- _SOURCE EXCERPT_
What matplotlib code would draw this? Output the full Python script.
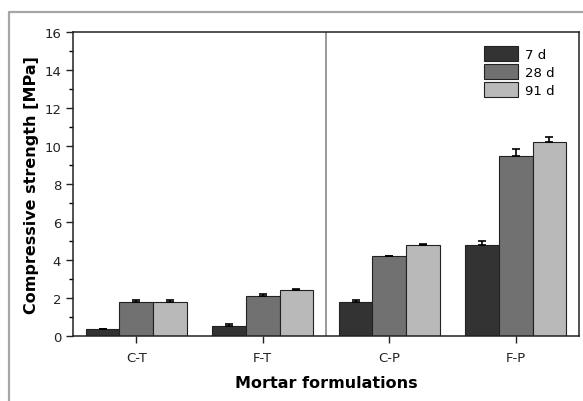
import matplotlib.pyplot as plt
import numpy as np
from matplotlib.lines import Line2D
from matplotlib.ticker import MultipleLocator

plt.rcParams['font.family'] = ['DejaVu Sans']

# data
groups = ['C-T', 'F-T', 'C-P', 'F-P']
ages = ['7 d', '28 d', '91 d']
strength_7 = [0.35, 0.5, 1.8, 4.8]
strength_28 = [1.8, 2.1, 4.2, 9.5]
strength_91 = [1.8, 2.4, 4.8, 10.2]
err_7 = [0.03, 0.12, 0.08, 0.2]
err_28 = [0.08, 0.1, 0.02, 0.35]
err_91 = [0.08, 0.08, 0.06, 0.3]

colors = ['#333333', '#717171', '#b9b9b9']

fig = plt.figure(figsize=(5.83, 4.02), dpi=100)
ax = fig.add_axes([0.1252, 0.1617, 0.8679, 0.7562])

# gray outer frame (only top and left visible)
fx = 9 / 583
fy = 1 - 13 / 402
fig.lines.append(Line2D([fx, fx, 1.0], [0.0, fy, fy], transform=fig.transFigure,
                        color='#a6a6a6', linewidth=1.6, solid_capstyle='butt'))

x = np.arange(1, len(groups) + 1)
w = 0.8 / 3
series = [strength_7, strength_28, strength_91]
errs = [err_7, err_28, err_91]
for i, (vals, e) in enumerate(zip(series, errs)):
    pos = x + (i - 1) * w
    ax.bar(pos, vals, width=w, color=colors[i], edgecolor='#222222',
           linewidth=0.8, label=ages[i], zorder=2)
    ax.errorbar(pos, vals, yerr=[np.zeros(len(e)), e], fmt='none',
                ecolor='black', elinewidth=1.2, capsize=3, capthick=1.2, zorder=3)

ax.axvline(2.5, color='#888888', linewidth=1.2, zorder=1)

ax.set_xlim(0.5, 4.5)
ax.set_ylim(0, 16)
ax.set_xticks(x)
ax.set_xticklabels(groups)
ax.yaxis.set_major_locator(MultipleLocator(2))
ax.yaxis.set_minor_locator(MultipleLocator(1))
ax.tick_params(axis='both', which='major', direction='out', length=5,
               width=1, labelsize=9.5, colors='#222222')
ax.tick_params(axis='y', which='minor', direction='out', length=3, width=1)
ax.tick_params(axis='x', pad=6)
for s in ax.spines.values():
    s.set_linewidth(1.1)
    s.set_color('#222222')

ax.set_ylabel('Compressive strength [MPa]', fontsize=11.5, fontweight='bold', labelpad=4)
ax.set_xlabel('Mortar formulations', fontsize=11.5, fontweight='bold', labelpad=8)

ax.legend(loc='upper right', bbox_to_anchor=(0.97, 0.985), frameon=False,
          fontsize=9.5, handlelength=2.6, handleheight=1.4, labelspacing=0.2,
          handletextpad=0.5, borderaxespad=0.3)

fig.savefig('out.png', dpi=100, facecolor='white')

- _WRITTEN PROBLEM_
Copy every line above word for word and exclude the pictures.

- _THE REPLY_
What matplotlib code would draw this? Output the full Python script.
import matplotlib.pyplot as plt
import numpy as np
from matplotlib.lines import Line2D
from matplotlib.ticker import MultipleLocator

plt.rcParams['font.family'] = ['DejaVu Sans']

# data
groups = ['C-T', 'F-T', 'C-P', 'F-P']
ages = ['7 d', '28 d', '91 d']
strength_7 = [0.35, 0.5, 1.8, 4.8]
strength_28 = [1.8, 2.1, 4.2, 9.5]
strength_91 = [1.8, 2.4, 4.8, 10.2]
err_7 = [0.03, 0.12, 0.08, 0.2]
err_28 = [0.08, 0.1, 0.02, 0.35]
err_91 = [0.08, 0.08, 0.06, 0.3]

colors = ['#333333', '#717171', '#b9b9b9']

fig = plt.figure(figsize=(5.83, 4.02), dpi=100)
ax = fig.add_axes([0.1252, 0.1617, 0.8679, 0.7562])

# gray outer frame (only top and left visible)
fx = 9 / 583
fy = 1 - 13 / 402
fig.lines.append(Line2D([fx, fx, 1.0], [0.0, fy, fy], transform=fig.transFigure,
                        color='#a6a6a6', linewidth=1.6, solid_capstyle='butt'))

x = np.arange(1, len(groups) + 1)
w = 0.8 / 3
series = [strength_7, strength_28, strength_91]
errs = [err_7, err_28, err_91]
for i, (vals, e) in enumerate(zip(series, errs)):
    pos = x + (i - 1) * w
    ax.bar(pos, vals, width=w, color=colors[i], edgecolor='#222222',
           linewidth=0.8, label=ages[i], zorder=2)
    ax.errorbar(pos, vals, yerr=[np.zeros(len(e)), e], fmt='none',
                ecolor='black', elinewidth=1.2, capsize=3, capthick=1.2, zorder=3)

ax.axvline(2.5, color='#888888', linewidth=1.2, zorder=1)

ax.set_xlim(0.5, 4.5)
ax.set_ylim(0, 16)
ax.set_xticks(x)
ax.set_xticklabels(groups)
ax.yaxis.set_major_locator(MultipleLocator(2))
ax.yaxis.set_minor_locator(MultipleLocator(1))
ax.tick_params(axis='both', which='major', direction='out', length=5,
               width=1, labelsize=9.5, colors='#222222')
ax.tick_params(axis='y', which='minor', direction='out', length=3, width=1)
ax.tick_params(axis='x', pad=6)
for s in ax.spines.values():
    s.set_linewidth(1.1)
    s.set_color('#222222')

ax.set_ylabel('Compressive strength [MPa]', fontsize=11.5, fontweight='bold', labelpad=4)
ax.set_xlabel('Mortar formulations', fontsize=11.5, fontweight='bold', labelpad=8)

ax.legend(loc='upper right', bbox_to_anchor=(0.97, 0.985), frameon=False,
          fontsize=9.5, handlelength=2.6, handleheight=1.4, labelspacing=0.2,
          handletextpad=0.5, borderaxespad=0.3)

fig.savefig('out.png', dpi=100, facecolor='white')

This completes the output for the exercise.